In case the Muskinsky page is taken down, I add a couple of paragraphs from it:
Joseph Barrois was an erudite but eccentric and indeed crooked bibliophile who became fatally involved with the notorious and unpunished book thief Guglielmo Libri, who, in his capacity of inspector of public instruction, traveled throughout France [and Italy] surveying libraries and pillaging them.
[Napoleon had ordered the pillaging and removal to France, or to deposits in Italy, of aristocratic and religious libraries in territories he had conquered. Libri lobbied for, and obtained, authority over all these in a role which was effectively that of libraries’ inspector-general. – D.]
Barrois is known have taken in “Libri’s” manuscripts and had them rendered unrecognizable through rearrangement of quires, rebinding, mutilation, etc. The unsigned binding [of Barrois’ ‘Dactylogie’] was confidently attributed by Bernard Breslauer to the Parisian binder Thompson, who assisted Barrois in these fraudulent activities.
Barrois also compiled his own valuable manuscript collection, about ten percent of which stemmed from compromised sources. Foreseeing Libri’s conviction, he had the collection discreetly shipped to England in 1849 and sold to the Earl of Ashburnham (cf. Delisle, pp. xl-xlii; most but not all were eventually repurchased by the French government). Convicted in 1850, Libri himself remained comfortably in England, where he was wined and dined by the likes of Panizzi, Keeper of Printed Books at the British Museum.

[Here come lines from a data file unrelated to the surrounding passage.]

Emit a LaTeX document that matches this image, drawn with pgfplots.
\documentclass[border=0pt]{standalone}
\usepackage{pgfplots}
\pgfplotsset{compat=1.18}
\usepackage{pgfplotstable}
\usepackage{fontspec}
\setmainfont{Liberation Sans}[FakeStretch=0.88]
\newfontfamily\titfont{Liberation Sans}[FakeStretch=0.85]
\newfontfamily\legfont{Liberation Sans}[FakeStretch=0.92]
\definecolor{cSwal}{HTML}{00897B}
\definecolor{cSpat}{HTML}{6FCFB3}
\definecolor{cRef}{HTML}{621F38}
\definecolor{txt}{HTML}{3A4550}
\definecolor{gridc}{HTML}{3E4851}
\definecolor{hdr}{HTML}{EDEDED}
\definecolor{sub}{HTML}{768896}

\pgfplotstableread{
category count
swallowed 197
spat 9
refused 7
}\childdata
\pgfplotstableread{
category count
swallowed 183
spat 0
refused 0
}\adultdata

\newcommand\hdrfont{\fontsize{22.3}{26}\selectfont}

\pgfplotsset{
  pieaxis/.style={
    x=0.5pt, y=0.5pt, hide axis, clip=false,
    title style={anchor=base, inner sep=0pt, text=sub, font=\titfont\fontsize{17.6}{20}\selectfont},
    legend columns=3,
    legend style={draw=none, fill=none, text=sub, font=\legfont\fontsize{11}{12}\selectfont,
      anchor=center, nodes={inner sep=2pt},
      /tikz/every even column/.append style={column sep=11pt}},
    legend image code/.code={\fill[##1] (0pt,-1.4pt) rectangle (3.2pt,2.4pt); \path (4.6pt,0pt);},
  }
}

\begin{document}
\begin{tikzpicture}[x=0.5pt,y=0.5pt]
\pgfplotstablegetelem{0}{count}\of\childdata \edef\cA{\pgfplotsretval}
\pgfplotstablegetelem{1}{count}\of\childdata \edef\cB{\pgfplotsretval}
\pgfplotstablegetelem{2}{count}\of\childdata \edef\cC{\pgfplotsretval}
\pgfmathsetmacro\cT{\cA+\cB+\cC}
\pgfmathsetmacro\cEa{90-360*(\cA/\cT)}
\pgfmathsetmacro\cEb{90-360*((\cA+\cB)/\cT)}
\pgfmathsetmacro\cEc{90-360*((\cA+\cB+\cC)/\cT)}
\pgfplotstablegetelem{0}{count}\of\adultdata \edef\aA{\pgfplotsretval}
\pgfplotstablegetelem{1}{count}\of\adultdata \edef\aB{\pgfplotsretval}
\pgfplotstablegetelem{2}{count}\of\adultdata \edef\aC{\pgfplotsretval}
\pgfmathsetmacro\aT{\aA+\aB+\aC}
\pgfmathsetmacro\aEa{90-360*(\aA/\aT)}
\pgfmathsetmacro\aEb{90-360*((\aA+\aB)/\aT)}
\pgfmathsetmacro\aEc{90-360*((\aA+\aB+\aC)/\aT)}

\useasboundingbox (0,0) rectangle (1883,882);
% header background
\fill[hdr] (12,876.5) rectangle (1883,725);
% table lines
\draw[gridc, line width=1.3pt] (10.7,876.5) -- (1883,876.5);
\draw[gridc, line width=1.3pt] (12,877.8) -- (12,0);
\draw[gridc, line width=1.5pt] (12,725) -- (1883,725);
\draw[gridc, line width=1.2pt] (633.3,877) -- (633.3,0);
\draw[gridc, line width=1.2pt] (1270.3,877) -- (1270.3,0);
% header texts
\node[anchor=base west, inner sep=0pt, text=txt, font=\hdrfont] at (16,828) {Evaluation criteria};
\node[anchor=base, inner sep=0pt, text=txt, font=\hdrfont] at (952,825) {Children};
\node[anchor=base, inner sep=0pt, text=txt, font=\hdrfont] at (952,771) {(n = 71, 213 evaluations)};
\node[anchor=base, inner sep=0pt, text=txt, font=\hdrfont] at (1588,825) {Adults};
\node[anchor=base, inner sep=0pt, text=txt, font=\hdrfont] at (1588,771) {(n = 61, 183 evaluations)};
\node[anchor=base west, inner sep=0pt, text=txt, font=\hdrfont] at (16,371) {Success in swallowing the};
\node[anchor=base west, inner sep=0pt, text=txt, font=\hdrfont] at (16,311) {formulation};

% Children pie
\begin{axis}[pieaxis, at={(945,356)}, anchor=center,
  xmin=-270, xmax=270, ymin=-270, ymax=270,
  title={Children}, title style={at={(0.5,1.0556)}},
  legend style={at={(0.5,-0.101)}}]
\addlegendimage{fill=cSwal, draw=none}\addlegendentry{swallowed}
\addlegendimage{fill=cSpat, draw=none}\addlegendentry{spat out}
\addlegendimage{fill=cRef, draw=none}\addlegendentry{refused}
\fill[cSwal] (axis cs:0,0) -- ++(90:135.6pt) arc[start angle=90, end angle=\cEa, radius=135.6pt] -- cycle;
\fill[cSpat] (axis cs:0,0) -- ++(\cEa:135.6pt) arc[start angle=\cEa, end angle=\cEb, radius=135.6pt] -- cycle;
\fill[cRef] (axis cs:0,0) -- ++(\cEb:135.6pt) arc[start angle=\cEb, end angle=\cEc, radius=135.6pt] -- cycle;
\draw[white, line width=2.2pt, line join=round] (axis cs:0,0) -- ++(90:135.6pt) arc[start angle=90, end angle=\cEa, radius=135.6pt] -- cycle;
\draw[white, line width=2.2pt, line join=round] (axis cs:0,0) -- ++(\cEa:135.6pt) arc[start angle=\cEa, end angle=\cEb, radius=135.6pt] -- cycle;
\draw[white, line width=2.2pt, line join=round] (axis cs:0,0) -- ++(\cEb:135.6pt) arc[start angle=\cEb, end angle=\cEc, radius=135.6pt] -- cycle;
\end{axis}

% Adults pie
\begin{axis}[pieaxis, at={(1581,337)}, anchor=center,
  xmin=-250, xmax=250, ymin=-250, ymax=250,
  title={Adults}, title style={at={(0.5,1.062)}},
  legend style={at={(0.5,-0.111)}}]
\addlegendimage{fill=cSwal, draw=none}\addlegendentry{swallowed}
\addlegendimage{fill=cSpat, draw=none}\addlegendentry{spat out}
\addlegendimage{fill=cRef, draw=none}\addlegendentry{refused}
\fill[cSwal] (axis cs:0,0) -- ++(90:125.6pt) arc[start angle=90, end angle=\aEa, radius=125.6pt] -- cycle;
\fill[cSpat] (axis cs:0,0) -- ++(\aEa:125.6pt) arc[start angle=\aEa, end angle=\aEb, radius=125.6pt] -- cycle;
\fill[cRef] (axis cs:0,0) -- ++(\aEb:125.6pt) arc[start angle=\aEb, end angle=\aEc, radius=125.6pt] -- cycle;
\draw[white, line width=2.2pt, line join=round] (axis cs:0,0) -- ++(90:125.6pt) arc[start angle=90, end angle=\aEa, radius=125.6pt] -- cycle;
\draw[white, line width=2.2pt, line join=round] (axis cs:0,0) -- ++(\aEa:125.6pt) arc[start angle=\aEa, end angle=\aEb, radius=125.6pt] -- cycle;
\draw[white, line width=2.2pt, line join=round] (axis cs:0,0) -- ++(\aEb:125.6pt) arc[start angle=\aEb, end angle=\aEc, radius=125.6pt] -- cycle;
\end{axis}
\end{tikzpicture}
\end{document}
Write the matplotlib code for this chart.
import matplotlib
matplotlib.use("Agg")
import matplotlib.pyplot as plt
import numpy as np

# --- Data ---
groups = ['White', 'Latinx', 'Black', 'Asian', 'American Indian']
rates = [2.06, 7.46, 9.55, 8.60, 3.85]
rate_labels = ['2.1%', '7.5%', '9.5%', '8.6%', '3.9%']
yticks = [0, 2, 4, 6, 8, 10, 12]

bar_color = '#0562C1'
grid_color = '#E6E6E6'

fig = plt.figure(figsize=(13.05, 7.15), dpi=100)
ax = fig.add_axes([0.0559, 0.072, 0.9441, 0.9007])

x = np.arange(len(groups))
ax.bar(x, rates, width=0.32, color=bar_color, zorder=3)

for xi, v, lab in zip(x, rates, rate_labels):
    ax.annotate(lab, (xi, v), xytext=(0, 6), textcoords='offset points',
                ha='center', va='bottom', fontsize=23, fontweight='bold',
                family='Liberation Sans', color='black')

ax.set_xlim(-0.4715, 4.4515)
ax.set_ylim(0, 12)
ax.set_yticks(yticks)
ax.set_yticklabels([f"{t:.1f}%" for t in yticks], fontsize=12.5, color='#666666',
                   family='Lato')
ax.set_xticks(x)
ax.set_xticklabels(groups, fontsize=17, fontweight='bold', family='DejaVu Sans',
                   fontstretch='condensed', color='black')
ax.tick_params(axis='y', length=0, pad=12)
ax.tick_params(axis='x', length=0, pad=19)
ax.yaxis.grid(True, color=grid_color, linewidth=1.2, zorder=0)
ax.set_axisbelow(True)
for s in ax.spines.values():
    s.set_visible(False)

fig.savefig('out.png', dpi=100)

In Dactylologie et langage primitif restitués d’après les monuments – 1850, published the year of Libri’s conviction, Barrois explores the origins of language in gesture and phonetics, postulating an original universal (Indo-European) language shared by Assyria, India, and China. He traces its roots through cuneiform, hieroglyphics, and classical Greek, and declares the Phoenician digital or finger-alphabet to have been the source of many other writing systems, including Lap, Sanskrit, Chinese, Aztec and other Amerindian languages.